- _DATA EXCERPT_
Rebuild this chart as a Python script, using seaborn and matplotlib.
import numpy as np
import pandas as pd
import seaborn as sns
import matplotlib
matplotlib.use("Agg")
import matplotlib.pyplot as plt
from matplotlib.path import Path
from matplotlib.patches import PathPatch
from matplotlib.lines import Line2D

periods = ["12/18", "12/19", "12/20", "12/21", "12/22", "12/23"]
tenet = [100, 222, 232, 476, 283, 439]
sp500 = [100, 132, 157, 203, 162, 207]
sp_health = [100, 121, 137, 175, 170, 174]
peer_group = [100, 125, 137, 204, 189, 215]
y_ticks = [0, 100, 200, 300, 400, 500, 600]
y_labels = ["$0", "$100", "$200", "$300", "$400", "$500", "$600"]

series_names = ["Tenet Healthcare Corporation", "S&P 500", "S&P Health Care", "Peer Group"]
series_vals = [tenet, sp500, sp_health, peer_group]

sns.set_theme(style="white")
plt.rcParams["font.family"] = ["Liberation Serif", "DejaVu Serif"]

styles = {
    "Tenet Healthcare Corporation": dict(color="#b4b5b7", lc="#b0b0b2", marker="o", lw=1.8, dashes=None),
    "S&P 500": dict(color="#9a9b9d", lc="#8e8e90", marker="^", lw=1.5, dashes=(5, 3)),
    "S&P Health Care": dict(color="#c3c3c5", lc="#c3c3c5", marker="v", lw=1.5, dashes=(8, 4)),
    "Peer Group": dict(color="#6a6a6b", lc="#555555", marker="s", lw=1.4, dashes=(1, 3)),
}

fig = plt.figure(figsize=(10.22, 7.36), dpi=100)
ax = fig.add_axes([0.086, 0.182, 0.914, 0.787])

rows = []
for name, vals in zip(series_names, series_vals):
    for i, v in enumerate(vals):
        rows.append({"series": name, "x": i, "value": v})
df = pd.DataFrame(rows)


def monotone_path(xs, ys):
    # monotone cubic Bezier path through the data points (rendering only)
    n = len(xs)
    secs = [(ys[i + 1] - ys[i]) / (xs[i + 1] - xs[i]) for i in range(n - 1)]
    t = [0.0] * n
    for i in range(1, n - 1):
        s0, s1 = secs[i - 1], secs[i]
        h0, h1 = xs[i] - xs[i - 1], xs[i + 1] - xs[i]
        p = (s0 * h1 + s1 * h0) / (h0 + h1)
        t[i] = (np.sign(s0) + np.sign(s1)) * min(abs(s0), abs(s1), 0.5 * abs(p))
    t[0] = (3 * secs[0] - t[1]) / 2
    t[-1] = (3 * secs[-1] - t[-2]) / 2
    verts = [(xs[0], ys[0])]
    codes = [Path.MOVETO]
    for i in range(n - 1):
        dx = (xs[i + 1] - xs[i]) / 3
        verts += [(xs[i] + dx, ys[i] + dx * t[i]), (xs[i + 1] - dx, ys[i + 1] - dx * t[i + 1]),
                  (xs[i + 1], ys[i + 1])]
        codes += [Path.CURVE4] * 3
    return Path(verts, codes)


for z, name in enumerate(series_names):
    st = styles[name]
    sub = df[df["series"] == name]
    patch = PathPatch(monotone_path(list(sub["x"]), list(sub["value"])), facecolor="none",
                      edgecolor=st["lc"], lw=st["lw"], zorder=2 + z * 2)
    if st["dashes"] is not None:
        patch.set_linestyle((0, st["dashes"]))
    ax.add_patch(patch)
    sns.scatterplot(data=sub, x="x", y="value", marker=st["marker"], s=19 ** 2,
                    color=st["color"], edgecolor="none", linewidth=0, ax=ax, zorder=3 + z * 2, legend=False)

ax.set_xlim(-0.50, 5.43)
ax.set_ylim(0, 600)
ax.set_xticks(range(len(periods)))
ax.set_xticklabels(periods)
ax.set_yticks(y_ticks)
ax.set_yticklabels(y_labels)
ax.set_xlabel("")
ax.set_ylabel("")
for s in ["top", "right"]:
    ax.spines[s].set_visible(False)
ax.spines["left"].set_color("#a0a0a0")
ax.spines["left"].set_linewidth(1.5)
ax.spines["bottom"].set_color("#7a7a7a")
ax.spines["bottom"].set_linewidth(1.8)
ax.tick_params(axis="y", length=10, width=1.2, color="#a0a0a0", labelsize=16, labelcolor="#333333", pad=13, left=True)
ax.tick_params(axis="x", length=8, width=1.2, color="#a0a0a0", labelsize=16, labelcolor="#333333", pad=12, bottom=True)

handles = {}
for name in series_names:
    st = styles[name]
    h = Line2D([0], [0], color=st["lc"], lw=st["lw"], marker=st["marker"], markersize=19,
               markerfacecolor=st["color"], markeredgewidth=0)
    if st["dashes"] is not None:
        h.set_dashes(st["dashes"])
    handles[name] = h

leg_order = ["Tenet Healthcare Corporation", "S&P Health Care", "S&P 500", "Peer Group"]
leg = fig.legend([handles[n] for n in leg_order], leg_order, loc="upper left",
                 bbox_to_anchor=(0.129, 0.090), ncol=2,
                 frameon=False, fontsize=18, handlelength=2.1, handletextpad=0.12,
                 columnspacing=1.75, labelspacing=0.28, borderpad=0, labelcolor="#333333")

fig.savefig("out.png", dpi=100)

- _THE REQUEST_
Return exactly, please, the lines of the material from the first one down to and including the line where "from matplotlib.lines import Line2D" appears.

- _FINAL ANSWER_
Rebuild this chart as a Python script, using seaborn and matplotlib.
import numpy as np
import pandas as pd
import seaborn as sns
import matplotlib
matplotlib.use("Agg")
import matplotlib.pyplot as plt
from matplotlib.path import Path
from matplotlib.patches import PathPatch
from matplotlib.lines import Line2D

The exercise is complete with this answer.